Two of the women had recently traveled to El Salvador and one to Brazil, where Zika has become enough of a threat that officials have urged pregnant women to not even attend the Summer Olympics in Rio de Janeiro. These three cases are in addition to a pregnant woman from Fort Bend County who tested positive at Legacy in March, making her the first expectant mother in the region to contract Zika. 

While for most people Zika means coming down with irritating flu-like symptoms for several days, for pregnant women, the virus has been confirmed to cause a birth defect called microcephaly in newborn babies, causing them to be born with abnormally small heads.

"They're anxious," Kevin Nix, a Legacy spokesman, said of these three pregnant women. "We see over 200 pregnant women a day at our southwest clinic, and there's an increasing anxiety among all of our patients."

As of June 29, the City of Houston had 11 confirmed Zika cases, and a Harris County Health Department spokeswoman said the surrounding areas in the county have seven confirmed cases.
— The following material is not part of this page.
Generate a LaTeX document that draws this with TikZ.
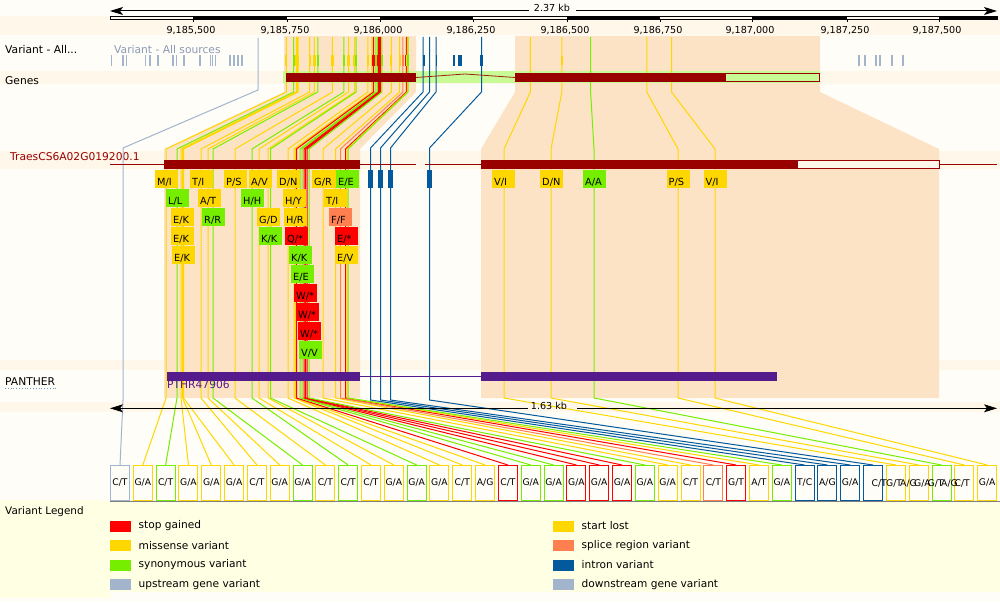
\documentclass[tikz,border=0pt]{standalone}
\usepackage{fontspec}
\setmainfont{DejaVu Sans}
\usetikzlibrary{arrows.meta}
\definecolor{bgc}{HTML}{FFFDF8}
\definecolor{stripe}{HTML}{FEF7EA}
\definecolor{peach}{HTML}{FDE3C6}
\definecolor{tred}{HTML}{990000}
\definecolor{utrg}{HTML}{C8FA96}
\definecolor{vstop}{HTML}{FF0000}
\definecolor{vmis}{HTML}{FFD700}
\definecolor{vsyn}{HTML}{76EE00}
\definecolor{vsplice}{HTML}{FF7F50}
\definecolor{vintr}{HTML}{02599C}
\definecolor{vup}{HTML}{A2B5CD}
\definecolor{vtxt}{HTML}{8A9AB4}
\definecolor{panther}{HTML}{551A8B}
\definecolor{legbg}{HTML}{FFFFE4}
\newcommand\fsz[1]{\fontsize{#1}{#1}\selectfont}
\tikzset{
  tracklabel/.style={anchor=base west, inner sep=0, font=\fsz{10.7}},
  ticklabel/.style={anchor=base, inner sep=0, font=\fsz{9.6}},
  aatext/.style={anchor=base west, inner sep=0, font=\fsz{9.8}},
  boxv/.style={anchor=north west, minimum width=19pt, minimum height=35pt, inner sep=0, fill=bgc, line width=1pt, font=\fsz{9.2}},
  boxtext/.style={anchor=base west, inner sep=0, font=\fsz{9.2}},
  vline/.style={line width=1pt},
  scalearrow/.style={line width=1pt, -{Stealth[length=13pt,width=8pt,inset=3pt]}},
  legtext/.style={anchor=west, inner sep=0, font=\fsz{10.6}},
}
\begin{document}
\begin{tikzpicture}[x=1pt,y=-1pt]
\useasboundingbox (0,0) rectangle (1000,602);
\fill[bgc] (0,0) rectangle (1000,602);
% stripes
\fill[stripe] (0,16) rectangle (1000,35);
\fill[stripe] (0,71) rectangle (1000,84);
\fill[stripe] (0,151) rectangle (1000,169);
\fill[stripe] (0,360) rectangle (1000,370);
\fill[stripe] (0,402) rectangle (1000,412);
% legend background
\fill[legbg] (0,500) rectangle (110,598);
\fill[legbg] (110,501) rectangle (1000,592);
\draw[gray, line width=0.8pt] (110,501) -- (1000,501);
% peach exon regions
\fill[peach] (284,36) -- (416,36) -- (416,92) -- (360,149) -- (360,398) -- (164,398) -- (164,149) -- (284,92) -- cycle;
\fill[peach] (515,36) -- (820,36) -- (820,92) -- (939,149) -- (939,398) -- (481,398) -- (481,149) -- (515,92) -- cycle;
% ruler
\draw[scalearrow] (529,11) -- (110,11);
\draw[scalearrow] (576,11) -- (997,11);
\node[anchor=base, inner sep=0, font=\fsz{9.6}] (len1) at (552,11.5) {2.37 kb};
\draw[line width=0.8pt] (110,16) rectangle (997,19.5);
\foreach \a/\b in {193/287,380/473,567/660,752/847,939/997} \fill (\a,16) rectangle (\b,19.5);
\foreach \t/\p/\q [count=\n] in {193/185/500, 287/185/750, 380/186/000, 473/186/250, 567/186/500, 660/186/750, 752/187/000, 847/187/250, 939/187/500} {
  \draw[line width=0.8pt] (\t,19.5) -- (\t,22);
  \node[ticklabel] (tk\n) at (\t-2,34) {9,\p,\q};
}
% left labels
\node[tracklabel] (lvar) at (5,54) {Variant - All...};
\node[tracklabel] (lgenes) at (5,84) {Genes};
\node[tracklabel, text=tred] (ltr) at (10,160) {TraesCS6A02G019200.1};
\node[tracklabel] (lpan) at (5,385) {PANTHER};
\draw[vintr!60, dotted, line width=0.8pt] (5,388.5) -- (57,388.5);
\node[tracklabel, font=\fsz{10.4}] (lleg) at (5,514) {Variant Legend};
% variant track
\node[tracklabel, text=vtxt] (vsrc) at (114,54) {Variant - All sources};
\foreach \a/\w in {111.7/1.2,123/1.2,126.5/1.2,145.5/1.8,150/1.2,158/1.2,173/2,176.5/1.5,184/1.2,200/1.2,210.5/1.2,212.5/1.2,215.5/1.2,230/1.2,234/1.2,238/1.2,242/1.2,859/1.2,865/1.2,876/1.2,880/1.2,892/1.2,903/2}
  \fill[vup] (\a-\w/2,55) rectangle (\a+\w/2,66);
\foreach \a/\b in {422.5/424.5,435.5/437,452.7/454.5,457.7/462,479.5/483}
  \fill[vintr] (\a,55) rectangle (\b,66);
\fill[vmis] (561,56) rectangle (563,65);
% genes green band
\fill[utrg] (283,71) rectangle (820,83);
% bottom allele boxes
\foreach \i/\c/\p/\q in {1/vup/C/T, 2/vmis/G/A, 3/vsyn/C/T, 4/vmis/G/A, 5/vmis/G/A, 6/vmis/G/A, 7/vmis/C/T, 8/vmis/G/A, 9/vsyn/G/A, 10/vmis/C/T, 11/vsyn/C/T, 12/vmis/C/T, 13/vmis/G/A, 14/vsyn/G/A, 15/vmis/G/A, 16/vmis/C/T, 17/vmis/A/G, 18/vstop/C/T, 19/vsyn/G/A, 20/vsyn/G/A, 21/vstop/G/A, 22/vstop/G/A, 23/vstop/G/A, 24/vsyn/G/A, 25/vmis/G/A, 26/vmis/C/T, 27/vsplice/C/T, 28/vstop/G/T, 29/vmis/A/T, 30/vsyn/G/A, 31/vintr/T/C, 32/vintr/A/G, 33/vintr/G/A, 39/vmis/G/A} {
  \pgfmathsetmacro\bx{110+(\i-1)*22.82}
  \node[boxv, draw=\c] (b\i) at (\bx,465) {\p/\q};
}
\foreach \i/\c in {34/vintr, 35/vmis, 36/vmis, 37/vsyn, 38/vmis} {
  \pgfmathsetmacro\bx{110+(\i-1)*22.82}
  \node[boxv, draw=\c] (b\i) at (\bx,465) {};
}
% overlapping allele labels
\foreach \x/\p/\q [count=\n] in {871.5/C/T, 886/G/T, 900/A/G, 914/G/A, 927.5/G/T, 941/A/G, 954.5/C/T}
  \node[boxtext] (ov\n) at (\x,486) {\p/\q};
% upstream variant line
\coordinate (g0) at (123,400);
\draw[vline, vup] (258,38) -- (258,90) -- (123,148) -- (g0) -- (b1.north);
% region 1 variant lines
\foreach \i/\tx/\c in {2/166/vmis, 3/177/vsyn, 4/181/vmis, 5/182.5/vmis, 6/183.5/vmis, 7/201/vmis, 8/208/vmis, 9/213/vsyn, 10/235/vmis, 11/252/vsyn, 12/259/vmis, 13/268/vmis, 14/270.5/vsyn, 15/288/vmis, 16/294/vmis, 17/295.5/vmis, 18/296.5/vstop, 19/300/vsyn, 20/302/vsyn, 21/304/vstop, 22/305.5/vstop, 23/307/vstop, 24/309/vsyn, 25/323/vmis, 26/335.5/vmis, 27/340.5/vsplice, 28/345.5/vstop, 29/347/vmis, 30/348/vsyn} {
  \pgfmathsetmacro\tp{285+(\tx-164)/1.496}
  \coordinate (v\i) at (\tx,398);
  \fill[\c] (\tp-1.1,55) rectangle (\tp+1.1,66);
  \draw[vline, \c] (\tp,37) -- (\tp,92) -- (\tx,149) -- (v\i) -- (b\i.north);
}
% region 2 variant lines
\foreach \i/\tx/\c in {35/504/vmis, 36/551/vmis, 37/594/vsyn, 38/678/vmis, 39/715/vmis} {
  \pgfmathsetmacro\tp{515+(\tx-481)/1.495}
  \coordinate (v\i) at (\tx,398);
  \draw[vline, \c] (\tp,37) -- (\tp,92) -- (\tx,149) -- (v\i) -- (b\i.north);
}
% intron variant lines
\foreach \i/\tp/\tx in {31/423/370.5, 32/429.5/380.5, 33/436/390.5, 34/481.5/429.5} {
  \coordinate (v\i) at (\tx,400);
  \draw[vline, vintr] (\tp,37) -- (\tp,92) -- (\tx,148) -- (v\i) -- (b\i.north);
}
% gene model (genes track)
\fill[tred] (286,73) rectangle (416,82);
\draw[tred!75!brown, line width=0.8pt] (416,77.5) -- (465,74) -- (515,77.5);
\fill[tred] (515,73) rectangle (725,82);
\draw[tred, fill=utrg, line width=1pt] (725,73.5) rectangle (819.5,81.5);
% transcript
\draw[tred, line width=1pt] (110,164) -- (416,164);
\draw[tred, line width=1pt] (425,164) -- (997,164);
\fill[tred] (164,160) rectangle (360,168.5);
\fill[tred] (481,160) rectangle (797,168.5);
\draw[tred, fill=stripe, line width=1pt] (797,160.5) rectangle (939,168);
\foreach \a in {368,378,388,427} \fill[vintr] (\a,170) rectangle (\a+5,188);
% amino acid labels
\foreach \x/\y/\c/\p/\q [count=\n] in {155/170/vmis/M/I, 190/170/vmis/T/I, 224/170/vmis/P/S, 249/170/vmis/A/V, 277/170/vmis/D/N, 312/170/vmis/G/R, 336/170/vsyn/E/E, 166/189/vsyn/L/L, 198/189/vmis/A/T, 241/189/vsyn/H/H, 283/189/vmis/H/Y, 324/189/vmis/T/I, 171/208/vmis/E/K, 202/208/vsyn/R/R, 257/208/vmis/G/D, 284/208/vmis/H/R, 329/208/vsplice/F/F, 171/227/vmis/E/K, 259/227/vsyn/K/K, 285/227/vstop/Q/*, 335/227/vstop/E/*, 172/246/vmis/E/K, 289/246/vsyn/K/K, 335/246/vmis/E/V, 291/265/vsyn/E/E, 294/284/vstop/W/*, 296/303/vstop/W/*, 298/322/vstop/W/*, 299/341/vsyn/V/V, 492/170/vmis/V/I, 540/170/vmis/D/N, 583/170/vsyn/A/A, 666.5/170/vmis/P/S, 703.5/170/vmis/V/I} {
  \fill[\c] (\x,\y) rectangle (\x+23,\y+18);
  \node[aatext] (aa\n) at (\x+2,\y+15) {\p/\q};
}
% PANTHER
\node[anchor=base west, inner sep=0, font=\fsz{10.7}, text=panther] (pthr) at (167,388) {PTHR47906};
\draw[panther, line width=1pt] (360,376.5) -- (481,376.5);
\fill[panther] (167,372) rectangle (360,381);
\fill[panther] (481,372) rectangle (777,381);
% lower scale arrow
\draw[scalearrow] (528,408.3) -- (110,408.3);
\draw[scalearrow] (577,408.3) -- (997,408.3);
\node[anchor=base, inner sep=0, font=\fsz{9.6}] (len2) at (549,409) {1.63 kb};
% legend entries
\foreach \c/\t/\y [count=\n] in {vstop/stop gained/520.5, vmis/missense variant/540, vsyn/synonymous variant/559.5, vup/upstream gene variant/579} {
  \fill[\c] (110,\y) rectangle (131,\y+11);
  \node[legtext] (la\n) at (138.5,\y+5.5) {\t};
}
\foreach \c/\t/\y [count=\n] in {vmis/start lost/520.5, vsplice/splice region variant/540, vintr/intron variant/559.5, vup/downstream gene variant/579} {
  \fill[\c] (553,\y) rectangle (574,\y+11);
  \node[legtext] (lb\n) at (581.5,\y+5.5) {\t};
}
\end{tikzpicture}
\end{document}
Last month, Mayor Sylvester Turner asked Governor Greg Abbott to label Zika a public health emergency. That way, Turner said, the city could access millions of dollars in already-available funds that could go toward prevention. Nothing has yet materialized.
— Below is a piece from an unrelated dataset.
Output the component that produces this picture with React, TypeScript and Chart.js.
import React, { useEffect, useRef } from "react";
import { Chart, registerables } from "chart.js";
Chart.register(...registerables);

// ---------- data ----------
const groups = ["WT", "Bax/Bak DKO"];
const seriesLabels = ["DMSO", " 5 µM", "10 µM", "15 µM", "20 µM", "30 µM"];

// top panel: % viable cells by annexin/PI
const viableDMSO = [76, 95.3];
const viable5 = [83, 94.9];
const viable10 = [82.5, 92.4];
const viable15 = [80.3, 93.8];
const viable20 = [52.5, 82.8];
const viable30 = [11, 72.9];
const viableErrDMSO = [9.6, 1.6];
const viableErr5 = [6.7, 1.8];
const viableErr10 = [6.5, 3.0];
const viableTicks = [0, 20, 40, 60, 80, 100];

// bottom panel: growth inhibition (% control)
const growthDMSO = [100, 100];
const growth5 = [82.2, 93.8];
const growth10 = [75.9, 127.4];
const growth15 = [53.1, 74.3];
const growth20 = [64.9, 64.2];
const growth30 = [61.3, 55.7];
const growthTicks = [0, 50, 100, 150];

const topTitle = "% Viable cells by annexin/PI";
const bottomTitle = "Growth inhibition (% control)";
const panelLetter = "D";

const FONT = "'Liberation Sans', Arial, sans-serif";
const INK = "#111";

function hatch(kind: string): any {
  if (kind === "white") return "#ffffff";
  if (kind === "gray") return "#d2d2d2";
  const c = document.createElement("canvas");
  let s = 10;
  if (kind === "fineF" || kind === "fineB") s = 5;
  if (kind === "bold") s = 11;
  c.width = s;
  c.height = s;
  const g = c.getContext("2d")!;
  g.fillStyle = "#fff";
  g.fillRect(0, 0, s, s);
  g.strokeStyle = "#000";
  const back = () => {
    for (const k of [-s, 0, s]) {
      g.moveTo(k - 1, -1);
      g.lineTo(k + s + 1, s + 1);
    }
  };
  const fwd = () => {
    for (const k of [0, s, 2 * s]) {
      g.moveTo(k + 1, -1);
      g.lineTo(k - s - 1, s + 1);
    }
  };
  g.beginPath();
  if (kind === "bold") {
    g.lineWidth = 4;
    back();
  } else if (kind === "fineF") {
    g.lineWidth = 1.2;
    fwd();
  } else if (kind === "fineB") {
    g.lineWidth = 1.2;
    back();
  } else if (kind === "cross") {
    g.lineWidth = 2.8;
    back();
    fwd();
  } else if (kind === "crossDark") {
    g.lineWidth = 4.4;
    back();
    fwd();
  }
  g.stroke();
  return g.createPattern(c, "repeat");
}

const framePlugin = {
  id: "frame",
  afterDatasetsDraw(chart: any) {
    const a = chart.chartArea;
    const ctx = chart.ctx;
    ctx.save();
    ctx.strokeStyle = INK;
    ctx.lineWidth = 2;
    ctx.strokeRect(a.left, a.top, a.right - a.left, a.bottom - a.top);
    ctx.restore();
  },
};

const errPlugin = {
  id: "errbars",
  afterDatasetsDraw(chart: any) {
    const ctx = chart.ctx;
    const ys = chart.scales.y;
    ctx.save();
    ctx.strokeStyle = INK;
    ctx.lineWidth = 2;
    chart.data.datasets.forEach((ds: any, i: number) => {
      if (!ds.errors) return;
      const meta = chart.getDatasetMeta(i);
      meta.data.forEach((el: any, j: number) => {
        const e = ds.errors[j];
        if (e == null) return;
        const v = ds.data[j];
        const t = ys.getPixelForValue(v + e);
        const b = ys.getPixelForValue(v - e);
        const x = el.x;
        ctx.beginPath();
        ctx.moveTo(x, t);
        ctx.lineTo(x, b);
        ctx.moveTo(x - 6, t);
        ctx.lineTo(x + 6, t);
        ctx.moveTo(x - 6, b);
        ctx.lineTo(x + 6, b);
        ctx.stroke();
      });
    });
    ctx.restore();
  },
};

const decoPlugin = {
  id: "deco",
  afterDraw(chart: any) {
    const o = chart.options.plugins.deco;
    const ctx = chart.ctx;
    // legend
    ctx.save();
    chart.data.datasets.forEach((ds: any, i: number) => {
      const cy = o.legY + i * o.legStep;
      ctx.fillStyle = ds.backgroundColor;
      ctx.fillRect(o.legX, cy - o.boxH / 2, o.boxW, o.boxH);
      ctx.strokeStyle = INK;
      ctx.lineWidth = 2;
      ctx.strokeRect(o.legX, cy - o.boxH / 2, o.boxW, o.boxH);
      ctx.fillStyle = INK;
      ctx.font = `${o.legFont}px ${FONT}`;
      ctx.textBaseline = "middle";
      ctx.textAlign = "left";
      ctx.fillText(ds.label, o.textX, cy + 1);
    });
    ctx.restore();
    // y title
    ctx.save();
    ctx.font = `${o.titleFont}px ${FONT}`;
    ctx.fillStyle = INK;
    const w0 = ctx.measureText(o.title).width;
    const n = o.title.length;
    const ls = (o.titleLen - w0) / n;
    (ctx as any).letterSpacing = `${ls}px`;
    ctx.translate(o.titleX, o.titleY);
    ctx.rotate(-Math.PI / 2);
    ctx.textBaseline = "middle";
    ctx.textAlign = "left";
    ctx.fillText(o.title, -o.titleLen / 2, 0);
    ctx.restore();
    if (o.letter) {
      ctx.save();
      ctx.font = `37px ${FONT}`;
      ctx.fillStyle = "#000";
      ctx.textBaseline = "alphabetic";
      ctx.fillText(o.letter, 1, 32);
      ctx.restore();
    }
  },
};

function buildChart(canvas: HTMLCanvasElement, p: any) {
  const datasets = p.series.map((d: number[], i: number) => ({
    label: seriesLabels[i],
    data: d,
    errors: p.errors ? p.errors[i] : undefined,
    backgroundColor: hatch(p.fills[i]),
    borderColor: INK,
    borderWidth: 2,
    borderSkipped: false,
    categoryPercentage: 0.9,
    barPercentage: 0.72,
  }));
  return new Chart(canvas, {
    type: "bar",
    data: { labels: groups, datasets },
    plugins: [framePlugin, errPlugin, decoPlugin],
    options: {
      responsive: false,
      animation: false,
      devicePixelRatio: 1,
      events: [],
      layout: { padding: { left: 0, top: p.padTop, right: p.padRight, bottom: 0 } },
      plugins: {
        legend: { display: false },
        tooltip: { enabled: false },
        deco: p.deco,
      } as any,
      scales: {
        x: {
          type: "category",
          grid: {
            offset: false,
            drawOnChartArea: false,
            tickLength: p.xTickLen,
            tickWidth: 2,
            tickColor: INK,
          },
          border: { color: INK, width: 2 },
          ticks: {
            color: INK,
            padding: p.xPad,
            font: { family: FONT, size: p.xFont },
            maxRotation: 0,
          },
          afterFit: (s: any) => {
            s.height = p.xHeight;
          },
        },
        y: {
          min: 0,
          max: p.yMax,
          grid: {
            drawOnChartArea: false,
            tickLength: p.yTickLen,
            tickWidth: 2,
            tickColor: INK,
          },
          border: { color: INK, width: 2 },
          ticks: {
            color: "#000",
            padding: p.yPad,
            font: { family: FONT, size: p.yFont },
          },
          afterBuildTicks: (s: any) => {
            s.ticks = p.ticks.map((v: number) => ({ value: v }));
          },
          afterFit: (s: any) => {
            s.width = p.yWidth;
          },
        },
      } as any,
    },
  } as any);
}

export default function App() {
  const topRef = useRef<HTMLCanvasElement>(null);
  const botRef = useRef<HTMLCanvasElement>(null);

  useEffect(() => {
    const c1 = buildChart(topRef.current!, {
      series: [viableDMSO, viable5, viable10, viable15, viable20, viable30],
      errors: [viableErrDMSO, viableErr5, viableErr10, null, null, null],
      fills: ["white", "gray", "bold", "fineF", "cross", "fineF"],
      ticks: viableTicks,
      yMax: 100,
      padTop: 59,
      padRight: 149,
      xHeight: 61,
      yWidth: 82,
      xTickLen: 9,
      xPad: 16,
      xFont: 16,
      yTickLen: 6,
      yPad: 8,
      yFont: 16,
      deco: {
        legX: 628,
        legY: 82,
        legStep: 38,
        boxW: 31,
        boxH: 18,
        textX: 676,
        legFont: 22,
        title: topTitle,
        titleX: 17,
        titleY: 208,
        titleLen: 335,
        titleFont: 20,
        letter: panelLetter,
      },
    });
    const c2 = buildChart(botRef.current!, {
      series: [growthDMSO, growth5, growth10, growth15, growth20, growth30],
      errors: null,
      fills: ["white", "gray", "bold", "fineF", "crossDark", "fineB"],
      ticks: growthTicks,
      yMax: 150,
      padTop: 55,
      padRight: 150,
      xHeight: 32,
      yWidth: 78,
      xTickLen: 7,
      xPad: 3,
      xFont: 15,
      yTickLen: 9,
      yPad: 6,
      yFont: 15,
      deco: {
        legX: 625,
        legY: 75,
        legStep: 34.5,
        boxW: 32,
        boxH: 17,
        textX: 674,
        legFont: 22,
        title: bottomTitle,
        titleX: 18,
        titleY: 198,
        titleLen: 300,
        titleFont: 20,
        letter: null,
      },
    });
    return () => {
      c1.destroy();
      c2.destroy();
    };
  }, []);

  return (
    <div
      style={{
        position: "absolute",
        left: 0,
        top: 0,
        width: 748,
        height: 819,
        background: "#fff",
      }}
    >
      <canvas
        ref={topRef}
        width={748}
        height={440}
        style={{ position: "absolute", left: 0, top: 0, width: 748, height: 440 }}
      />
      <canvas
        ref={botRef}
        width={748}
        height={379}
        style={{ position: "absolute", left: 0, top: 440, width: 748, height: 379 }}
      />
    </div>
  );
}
On the national level, Senate Democrats killed a bill last week that would have opened up $1.1 billion in Zika funding. 

"While Congress continues to play partisan games with public health, more pregnant patients have been infected with Zika,” Katy Caldwell, CEO of Legacy Community Health, said in a statement. “I’m not sure how much louder the alarm bells need to ring for both parties to hurry up and reach a funding deal."

If Congress does not pass a bill before the session ends for August recess, then gathering the necessary funding to fight the spread of Zika may turn into a waiting game. 

For pregnant women, they'll have to wait anyway: Once a pregnant woman comes down with Zika, there is little doctors can do other than frequently monitor the baby with ultrasounds once a month to see if he or she is developing normally, Nix said. The odds that her baby will be healthy depend on the trimester during which the woman contracted the virus — if in the first trimester, there is about a 13 percent chance, the Washington Post reported.

The Fort Bend County woman had her baby this summer, Nix said, and everything turned out okay.